EPtalk by Dr. Jayne 5/20/21
Since I’m no longer providing in-person clinical care, my schedule has a different level of flexibility and I’m trying some new things both personally and professionally. Today I enjoyed attending a medical school’s Grand Rounds presentation from the comfort of my bed, which was much nicer than being in a subterranean auditorium. I’ll be doing some travel and sampling the digital nomad lifestyle a bit as well as trying my hand at Locum Tenens coverage.
For HIStalk, I’ll be adding some interviews with women leaders and entrepreneurs in health IT. I’ve already identified a couple of potential candidates but am looking for suggestions. Drop me a note with your nominee and why they would make an interesting interview. I’ll start running them in June, so stay tuned.
Lots of chatter around the virtual water cooler this week about a Kaiser Health News writeup addressing parking charges for cancer patients receiving care. The article references a research letter in JAMA Oncology last summer that looked at parking fees at National Cancer Institute-designated cancer treatment centers. Although the idea of charging cancer patients to park while they undergo treatment is particularly odious, we should be looking at the broader idea of charging patients to park, period.
I recently had care at a major institution that has billions in its endowment, but can’t afford to allow patients to park for free. Given the preponderance of organizations getting on the facility charge bandwagon as a way to increase their bottom lines, one would think that parking should be part of those facilities. As a healthcare insider, I know that many organizations run on razor thin margins, but I would argue that if you can still afford to build marble foyers with fountains and landscaping, you should take a serious look at whether charging patients to park is the right thing to do.
Kaiser Health news also ran a piece this week looking at patient reaction to having greater access to health data. Patient-side stories include patients who were anxious when seeing laboratory results without the benefit of a clinician’s explanation and those who felt offended or judged after reading physician notes. Another story mentioned a patient receiving biopsy results on the weekend, blindsiding both the patient and the physician with a cancer diagnosis. Organizations including the American Medical Association are encouraging adjustments to the rule, allowing delays for certain tests (such as biopsies) to allow physician annotation prior to release.
For some organizations, this change has not been an issue since they already provided access for more than 50 million patients. Others are creating reference guides for patients to better understand their results. My former employer is in violation, although most of the providers at the practice don’t realize that greater accessibility is now a requirement. It will be interesting to see what enforcement on this looks like.
The last water cooler conversation piece was the recent JAMA Viewpoint editorial that offered suggestions for designing successful capitated payment models for primary care physicians. I agree with the seven design elements proposed by the authors (my favorite healthcare IT crush, Farzad Mostashari, MD included). However, in order for capitated contracts to succeed, we need better support for interoperability around healthcare data in order to facilitate patient care through home health, remote monitoring, and better coordination of specialist care.

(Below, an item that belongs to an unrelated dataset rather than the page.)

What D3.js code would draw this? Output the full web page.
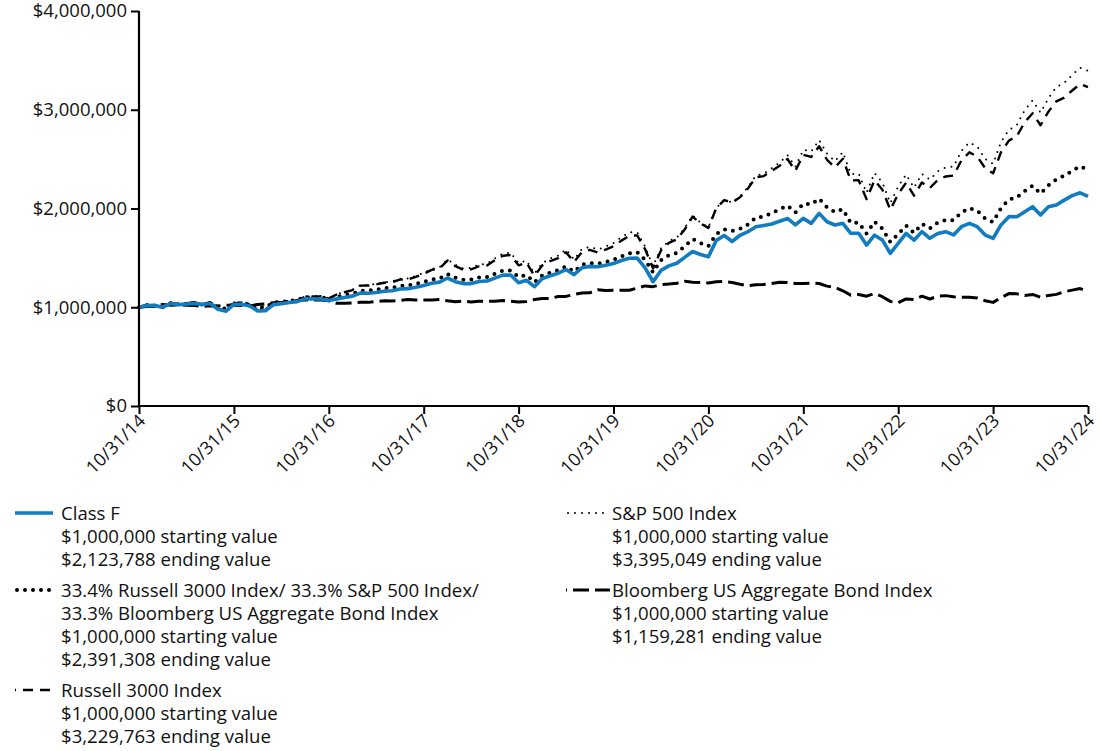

Despite what the integrated delivery networks think, there are still a good number of independent physicians out there. As a family physician, I need easy access to all the information my referral specialists hold on my patients, whether we’re part of the same network or not. Despite information blocking regulations, large health systems continue to not play nicely with anyone outside of their network and patients pay the price, not only financially through duplicated services, but medically through poor care coordination.
The Journal of the American Medical Association published a recent article that looked at whether COVID-19 vaccine registration websites were accessible to those with disabilities. The authors looked at 54 official websites in the US and compared them against the Web Content Accessibility Guidelines (WCAG) 2.0 and 2.1 guidelines. They found “suboptimal compliance” with the guidelines among the sites evaluated, with only two meeting the WCAG 2.1 standards. They call for greater availability of text-to-speech functionality to better meet user needs along with better use of color, contrast, spacing, and other presentation features to improve visual understanding.
Navigation challenges were also specifically called out in the analysis, with recommendations for improved titles, headers, labels, and links. They also recommended user testing that involves people with disabilities and ongoing evaluation as websites are updated. None of these findings are surprising to me, as I regularly have to call out technology developers for non-ideal use of color and contrast when they’re creating user-facing screens. Accessible UX design helps everyone, and I would encourage those companies that don’t have experts on staff to consider using consultants who can get the job done.
I had to break down and try to find a primary care doc recently and the whole process was only describable as a disaster. Most of the family physicians in my community aren’t accepting new patients and those that are taking new patients have a greater than six-month wait. I finally broke down and reached out to a colleague directly to see if he’d make an exception to the “no new patients” policy, which fortunately he did.
I had to play some phone tag with the office, and since this was an exception situation, the appointment line couldn’t book my appointment. Instead, they needed to me to speak directly with the physician’s medical assistant. However, they made me go through the full verbal COVID screening questionnaire before they would transfer my call, even though the appointment I was trying to book was for a month or two out. If they’re doing the verbal screening for every patient who calls regardless of what they are trying to book, it seems like a lot of wasted energy collecting screening information that will be long invalid by the time the patients arrive.